Are you ready, boots?

5 Antworten zu “Blame me!”

  1. Thorsten Haupts sagt:

    Ich lästere nie über Leidensgeschichten und werde der Autorin auch dumme Sprüche a´la „Das Leben ist …“ ersparen. Trotzdem konnte ich mir einen resignierten Seufzer nicht verkneifen. Denn ich kenne die Geschichte. Nicht genau die, natürlich, trotzdem: Das hatten wir alles schon mal. In den siebzigern, frühen achtzigern. die geplatzten Träume, die eingesperrten Gefühle, das fehlende Miteinander, das angeblich falsche Funktionierenmüssen. Tausendfach beschrieben und veröffentlicht. Dann gings´s zum gemeinsamen Kuscheln. In die WG mit sozialistischen Selbstverletzungs-Ritualen. In den indischen Ashram zur Unterwerfung unter und Ausbeutung durch einen indischen Meister. In die Landkommune zum gegenseitigen physischen und seelischen Missbrauch. Was dabei rauskam waren wenige, die ihr persönliches seelisches Gleichgewicht fanden. Viele, die rechtzeitig und ernüchtert den Ausstieg aus dem Ausstieg suchten. Und vielleicht noch mehr, die die Suche nach einer Welt der authentischen Gefühle, des empfindsamen Umgangs miteinander und neuer Beziehungs- und Kommunikationsformen endgültig in den geistigen und seelischen Bankrott trieb. Es scheint grosso modo, die Gesellschaft, die wir haben, ist noch mit das Beste, was Menschen zustandebringen. Popper hatte vollkommen recht – der Versuch, den Himmel auf Erden zu errichten, hat noch immer direkt in die Hölle geführt.
    Viel Glück beim Musikabdrehen. Versuchen Sie´s bitte nicht bei mir in der Nähe. Ich halte mich an Wahrscheinlichkeiten und unterbinde Versuche, mir den nächsten Menschenversuch anzudrehen, ziemlich grob.
    Gruss,
    Thorsten Haupts

  2. Lia sagt:

    Wow. Was ein Text. Danke!

    • Danke zurück für´s Feedback. Denn dass dieser Text ganz schön viele `Federn lassen´ mit sich gebracht hat, dürfte klar sein.
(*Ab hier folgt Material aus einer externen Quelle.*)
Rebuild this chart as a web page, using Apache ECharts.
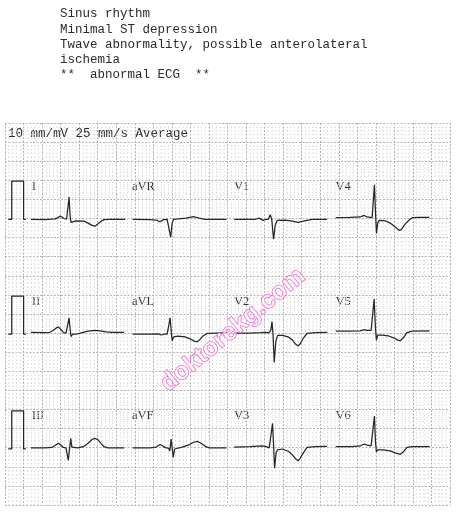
<!DOCTYPE html>
<html><head><meta charset="utf-8">
<script src="https://cdn.jsdelivr.net/npm/echarts@6/dist/echarts.min.js"></script>
<style>html,body{margin:0;padding:0;background:#fff;}#c{width:457px;height:512px;}</style>
</head><body><div id="c"></div>
<script>
// Interpretation text
const headerLines = ['Sinus rhythm','Minimal ST depression','Twave abnormality, possible anterolateral','ischemia','**  abnormal ECG  **'];
const settingsText = '10 mm/mV 25 mm/s Average';
const watermark = 'doktorekg.com';

// Lead layout: 3 rows x 4 columns
const leadNames = [['I','aVR','V1','V4'],['II','aVL','V2','V5'],['III','aVF','V3','V6']];

// Averaged beats: [time ms, amplitude mV]
const calPulse = [[0,0],[37,0],[37,1],[165,1],[165,0],[190,0]];
const leadI = [[0,0],[151,-0.01],[259,0.01],[281,0.03],[313,0.08],[335,0.06],[357,0.02],[384,0],[395,-0.03],[411,0.58],[422,0.1],[432,-0.08],[443,-0.04],[486,-0.04],[573,-0.05],[616,-0.1],[659,-0.16],[692,-0.18],[724,-0.12],[757,-0.05],[789,-0.01],[832,0],[1016,0]];
const leadAVR = [[0,0],[187,-0.01],[252,-0.02],[284,-0.06],[306,-0.05],[328,-0.01],[371,0],[392,0.03],[409,-0.47],[425,-0.1],[441,0],[490,0.01],[576,0.03],[652,0.07],[717,0.03],[782,0],[1010,0]];
const leadV1 = [[0,0],[227,0],[270,0.03],[313,-0.03],[346,0],[368,0],[389,0.12],[405,0],[425,-0.52],[443,-0.15],[465,-0.03],[551,-0.02],[627,-0.05],[692,-0.08],[746,-0.05],[800,-0.02],[843,0],[1002,0]];
const leadV4 = [[0,0.04],[155,0.05],[263,0.06],[306,0.1],[338,0.06],[370,0.05],[392,0.04],[403,0],[417,0.9],[428,0.2],[439,-0.37],[452,-0.1],[468,-0.03],[533,-0.04],[587,-0.1],[641,-0.2],[684,-0.29],[706,-0.27],[749,-0.12],[792,-0.02],[825,0.04],[911,0.05],[1009,0.05]];
const leadII = [[0,0.05],[151,0.04],[205,0.05],[238,0.1],[270,0.16],[295,0.19],[324,0.12],[351,0.04],[378,0.03],[395,0],[411,0.43],[422,0.15],[432,-0.06],[449,0],[486,0],[551,0.04],[616,0.08],[692,0.1],[746,0.09],[811,0.06],[876,0.05],[1005,0.05]];
const leadAVL = [[0,0],[187,0],[273,0.01],[306,-0.02],[338,0],[371,0],[387,-0.02],[403,0.43],[414,0.1],[425,-0.17],[441,-0.07],[490,-0.05],[565,-0.07],[619,-0.12],[663,-0.18],[695,-0.2],[728,-0.13],[760,-0.04],[803,0.02],[890,0.03],[1020,0.04]];
const leadV2 = [[0,0.03],[173,0.03],[281,0.04],[335,0.05],[378,0.04],[395,0.1],[408,0.33],[419,0],[432,-0.74],[449,-0.2],[468,-0.03],[519,-0.03],[584,-0.07],[627,-0.15],[659,-0.25],[689,-0.31],[713,-0.25],[746,-0.1],[786,0.02],[876,0.04],[1005,0.05]];
const leadV5 = [[0,0.08],[155,0.08],[263,0.09],[306,0.12],[338,0.1],[381,0.1],[398,0.08],[414,0.92],[427,0.2],[438,-0.15],[452,-0.02],[500,-0.02],[565,-0.04],[630,-0.1],[673,-0.16],[695,-0.17],[727,-0.1],[767,0.04],[825,0.08],[1012,0.09]];
const leadIII = [[0,0.03],[151,0.03],[227,0.04],[259,0.09],[295,0.15],[324,0.1],[351,0.04],[378,0.03],[389,0],[403,-0.3],[416,0],[429,0.28],[441,0.05],[454,0.02],[508,0.03],[573,0.07],[616,0.15],[659,0.25],[692,0.28],[724,0.24],[757,0.14],[789,0.06],[832,0.03],[1005,0.03]];
const leadAVF = [[0,0.03],[187,0.03],[252,0.05],[295,0.12],[328,0.07],[360,0.03],[387,0.02],[400,-0.05],[414,0.26],[427,0],[436,-0.22],[452,0],[468,0.03],[533,0.05],[598,0.1],[652,0.17],[695,0.2],[738,0.15],[782,0.07],[825,0.03],[1010,0.03]];
const leadV3 = [[0,0.05],[173,0.06],[303,0.08],[346,0.06],[378,0.03],[395,0.05],[414,0.67],[425,0.1],[436,-0.5],[452,-0.1],[468,-0.02],[519,0],[584,-0.06],[627,-0.15],[659,-0.25],[689,-0.31],[713,-0.24],[746,-0.1],[786,0.04],[876,0.06],[1002,0.07]];
const leadV6 = [[0,0.06],[176,0.06],[263,0.08],[306,0.13],[338,0.1],[381,0.08],[401,0.05],[417,0.86],[428,0.2],[438,-0.08],[452,-0.02],[511,-0.02],[587,-0.05],[641,-0.1],[695,-0.14],[727,-0.08],[767,0.04],[825,0.06],[1012,0.06]];

const leadData = [[leadI,leadAVR,leadV1,leadV4],[leadII,leadAVL,leadV2,leadV5],[leadIII,leadAVF,leadV3,leadV6]];

// paper layout (mm): 25 mm/s, 10 mm/mV
const colStart = [7.0, 34.45, 61.8, 89.2];
const rowBase = [74.8, 44.7, 14.66];
const calStart = 0.89;
const MS_PER_MM = 40, MM_PER_MV = 10;

function toPaper(arr, x0, y0){ return arr.map(p => [x0 + p[0]/MS_PER_MM, y0 + p[1]*MM_PER_MV]); }

const chart = echarts.init(document.getElementById('c'), null, {renderer:'canvas'});
const traceStyle = {color:'#262626', width:1.25};
const series = [];
for (let r=0;r<3;r++){
  series.push({type:'line', data: toPaper(calPulse, calStart, rowBase[r]), showSymbol:false, lineStyle:traceStyle, silent:true, animation:false});
  for (let c=0;c<4;c++){
    series.push({type:'line', data: toPaper(leadData[r][c], colStart[c], rowBase[r]), showSymbol:false, lineStyle:traceStyle, silent:true, animation:false});
  }
}

const graphics = [];
const monoFont = '12.5px "Liberation Mono", monospace';
headerLines.forEach((t,i)=>{
  graphics.push({type:'text', left:60, top: 7.5 + i*15.2, style:{text:t, font:monoFont, fill:'#2a2a2a'}});
});
graphics.push({type:'text', left:8, top:127, style:{text:settingsText, font:monoFont, fill:'#2a2a2a'}});
const labelX = [32, 132, 234, 335.5];
const labelY = [187, 302, 416];
for (let r=0;r<3;r++) for (let c=0;c<4;c++){
  graphics.push({type:'text', x:labelX[c], y:labelY[r], style:{text:leadNames[r][c], font:'12.5px "Liberation Serif", serif', fill:'#333', textVerticalAlign:'middle', verticalAlign:'middle'}});
}
graphics.push({type:'text', x:233, y:330, rotation: 39.5*Math.PI/180, z:100,
  style:{text:watermark, font:'bold 25px "Liberation Sans", sans-serif', fill:'rgba(255,255,255,0.6)', stroke:'#f04fc8', lineWidth:1, textAlign:'center', textVerticalAlign:'middle', align:'center', verticalAlign:'middle'}});

const axisCommon = {
  type:'value', axisLine:{show:false}, axisTick:{show:false}, axisLabel:{show:false},
  splitLine:{show:true, lineStyle:{color:'#b4b4b4', type:[2,1.5], width:1}},
  minorTick:{show:false, splitNumber:5},
  minorSplitLine:{show:true, lineStyle:{color:'#d8d8d8', type:[1,2.7], width:1}}
};

chart.setOption({
  animation:false,
  backgroundColor:'#fff',
  grid:{left:5, top:123, width:445, height:382, containLabel:false},
  xAxis: Object.assign({}, axisCommon, {min:0, max:120, interval:5}),
  yAxis: Object.assign({}, axisCommon, {min:0, max:100, interval:5}),
  series: series,
  graphic: graphics
});
</script></body></html>
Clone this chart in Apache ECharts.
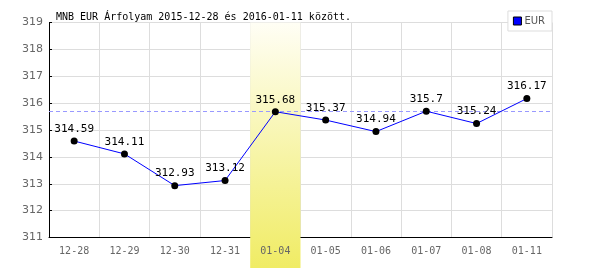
<!DOCTYPE html>
<html><head><meta charset="utf-8">
<script src="https://cdn.jsdelivr.net/npm/echarts@6/dist/echarts.min.js"></script>
<style>html,body{margin:0;padding:0;background:#fff}#c{width:600px;height:270px}</style>
</head><body><div id="c"></div>
<script>
const categories = ['12-28','12-29','12-30','12-31','01-04','01-05','01-06','01-07','01-08','01-11'];
const eurValues = [314.59,314.11,312.93,313.12,315.68,315.37,314.94,315.70,315.24,316.17];
const highlight = [null,null,null,null,1,null,null,null,null,null];
const refLine = 315.68;
const titleText = 'MNB EUR Árfolyam 2015-12-28 és 2016-01-11 között.';

const chart = echarts.init(document.getElementById('c'), null, {renderer:'canvas'});
const mono = 'DejaVu Sans Mono';
chart.setOption({
  animation:false,
  backgroundColor:'#fff',
  title:{text:titleText,left:51,top:7,textStyle:{fontFamily:mono,fontSize:10,fontWeight:'normal',color:'#000'}},
  legend:{data:[{name:'EUR',icon:'rect',itemStyle:{color:'#0000ff',borderColor:'#000',borderWidth:1}}],right:48,top:11,itemWidth:8,itemHeight:8,itemGap:4,
    padding:[5,7,5,5],borderColor:'#ddd',borderWidth:1,backgroundColor:'#fff',
    textStyle:{fontFamily:'DejaVu Sans',fontSize:10,color:'#555',padding:[0,0,0,-2]}},
  grid:[{left:49,right:48,top:22.5,bottom:32.5},{left:49,right:48,top:22.5,bottom:2}],
  xAxis:[{type:'category',data:categories,gridIndex:0,boundaryGap:true,
    axisLine:{lineStyle:{color:'#000',width:1}},axisTick:{show:false},
    axisLabel:{fontFamily:mono,fontSize:10,color:'#666',margin:9},
    splitLine:{show:true,lineStyle:{color:'#ddd',width:1}}},
    {type:'category',data:categories,gridIndex:1,show:false,boundaryGap:true}],
  yAxis:[{type:'value',min:311,max:319,interval:1,gridIndex:0,
    axisLine:{show:true,lineStyle:{color:'#000',width:1}},axisTick:{show:true,inside:true,length:3,lineStyle:{color:'#000'}},
    axisLabel:{fontFamily:'DejaVu Sans',fontSize:11,color:'#666',margin:6},
    splitLine:{show:true,lineStyle:{color:'#ddd',width:1}}},
    {type:'value',min:0,max:1,gridIndex:1,show:false}],
  series:[
    {type:'bar',xAxisIndex:1,yAxisIndex:1,data:highlight,barWidth:'100%',silent:true,z:0,
     itemStyle:{color:new echarts.graphic.LinearGradient(0,0,0,1,[{offset:0,color:'#fffef5'},{offset:1,color:'#f0ec64'}])}},
    {name:'EUR',type:'line',data:eurValues,z:5,
     lineStyle:{color:'#0000ff',width:1},itemStyle:{color:'#000'},
     symbol:'circle',symbolSize:7,
     label:{show:true,position:'top',distance:3,fontFamily:mono,fontSize:11,color:'#000',formatter:p=>p.value.toFixed(2).replace(/0$/,'')},
     markLine:{silent:true,symbol:'none',label:{show:false},lineStyle:{color:'#9999ff',type:[4,3],width:1},data:[{yAxis:refLine}]}
    }
  ]
});
</script></body></html>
Bleibt die Frage, wie weiter, wie #update-Stories ins
      normative Narrativ einschleusen, wie subversive Strategien vorantreiben…

  3. Kai Lilith Adami sagt:

    Dieser Text kommt genau zur richtigen Zeit. Ein Danke aus der tiefsten Sohle! Auch ich gehe noch mal aus der Deckung mit meinen bald 37 Jahren. Ich weiß nicht, wie neu Geschichte(n) schreiben. Nur, dass ich mitten im Updateprozess stecke. Und dass ich nicht länger lügen kann und will.
    Damit sich meine Blicke verändern und die Blicke, die die jungen FeministInnen jetzt und später ernten. Weil es genug ist. Und an der Zeit. Danke.